By Aubrey Woods | The Tribune
awoods@tribtown.com
A Columbus company with plenty of experience restoring historic buildings has set up shop at the Jackson County Courthouse in Brownstown for the second time this year.
This summer, workers with Ken Neely Building Restoration focused on renovating the limestone block foundation of the 146-year-old building. That work cost $31,171.
The company’s newest project, which has a $60,000 price tag, involves tuck-pointing of the parapets that ring the top of the two-story brick structure and recaulking of the limestone caps on the tops of the parapets.


“There are holes in the caulking, and it’s alligatoring,” said Ken Neely, who owns the company that has worked on the Indiana War Memorial, the Soldiers and Sailors Monument in downtown Indianapolis and other courthouses and historic buildings.
Neely, who has been in the business for more than 40 years, said a lot of the caulking between the capstones has lived its life and just needs to be removed.
He said holes in that caulking allow water to get inside the courthouse and that causes damage when the water freezes and thaws and then refreezes during the colder months. A lack of mortar or damaged mortar between bricks on the parapets and the exterior of the clock tower also causes similar problems.
The restoration process begins with everything being power blasted and then cleaned with an environmentally safe product, Neely said.
“We used a chemical called Bio-Clean on the capstones,” Neely said. “We spray it on and let it sit for a few days. It takes a couple of days to work to get the carbons out.”

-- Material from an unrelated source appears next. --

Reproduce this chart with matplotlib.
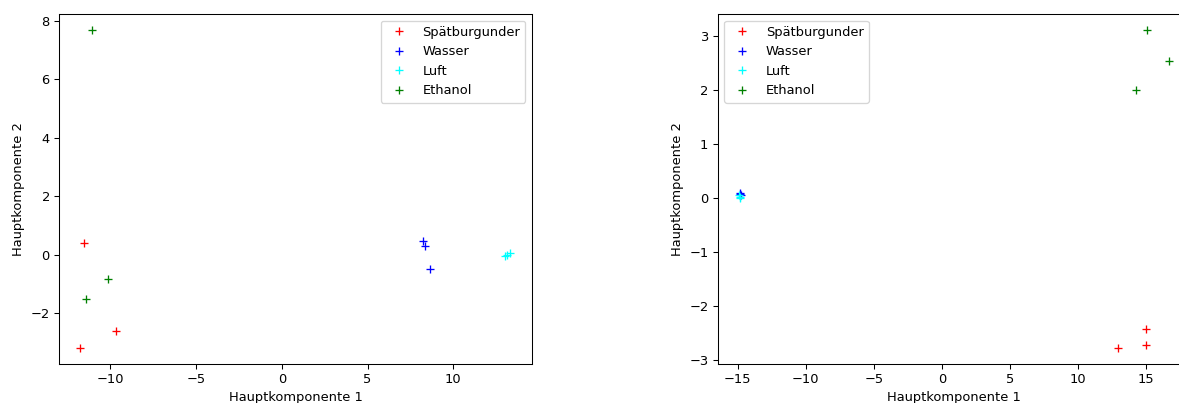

The project then requires cutting or grinding the caulking out of the joints between the capstones and the mortar out of the joints between bricks before new mortar can be put in place.
The capstone joints will be refilled with high-grade urethane, called MP-1 Sausage, that has a lifespan of about 20 years, Neely said.
“It works really, really well. We’ve used it for years and years,” he said.
Once the caulking is put in place and mortar is put back in place between the bricks in a process known as tuck-pointing, everything has to set for five to seven days before it can be cleaned with another environmentally clean product, Neely said.
“After it’s clean and we get our caulking done, we waterproof everything with another environmentally friendly product,” he said.
The company has spent about four weeks on the job and has nearly completed the work on the parapets.
The clock tower is going to require rigging with scaffolding, Neely said. The clock hands also will be repainted.
Mitch Patrick, who is the building maintenance supervisor for the county, said the work is just a part of the general maintenance of the building that is ongoing.
Next year, for instance, he plans to look at doing something with the windows and interior lighting, Patrick said.
“We’re just trying to maintain it all while saving money in the future,” he said. “It’s a really old building.”
The original courthouse was built between 1870 and 1873 by Travis Carter and Co. of Seymour at a cost of $38,220.
The building was remodeled in the classical revival style in 1911 at a cost of less than $100,000. That work began July 13, 1910, and ended Sept. 20, 1911.
The last major work at the courthouse occurred in 2002 after county commissioners approved a $4.5 million project to renovate it and remodel the former Jackson County Jail for a courthouse annex. That work mostly involved interior modifications.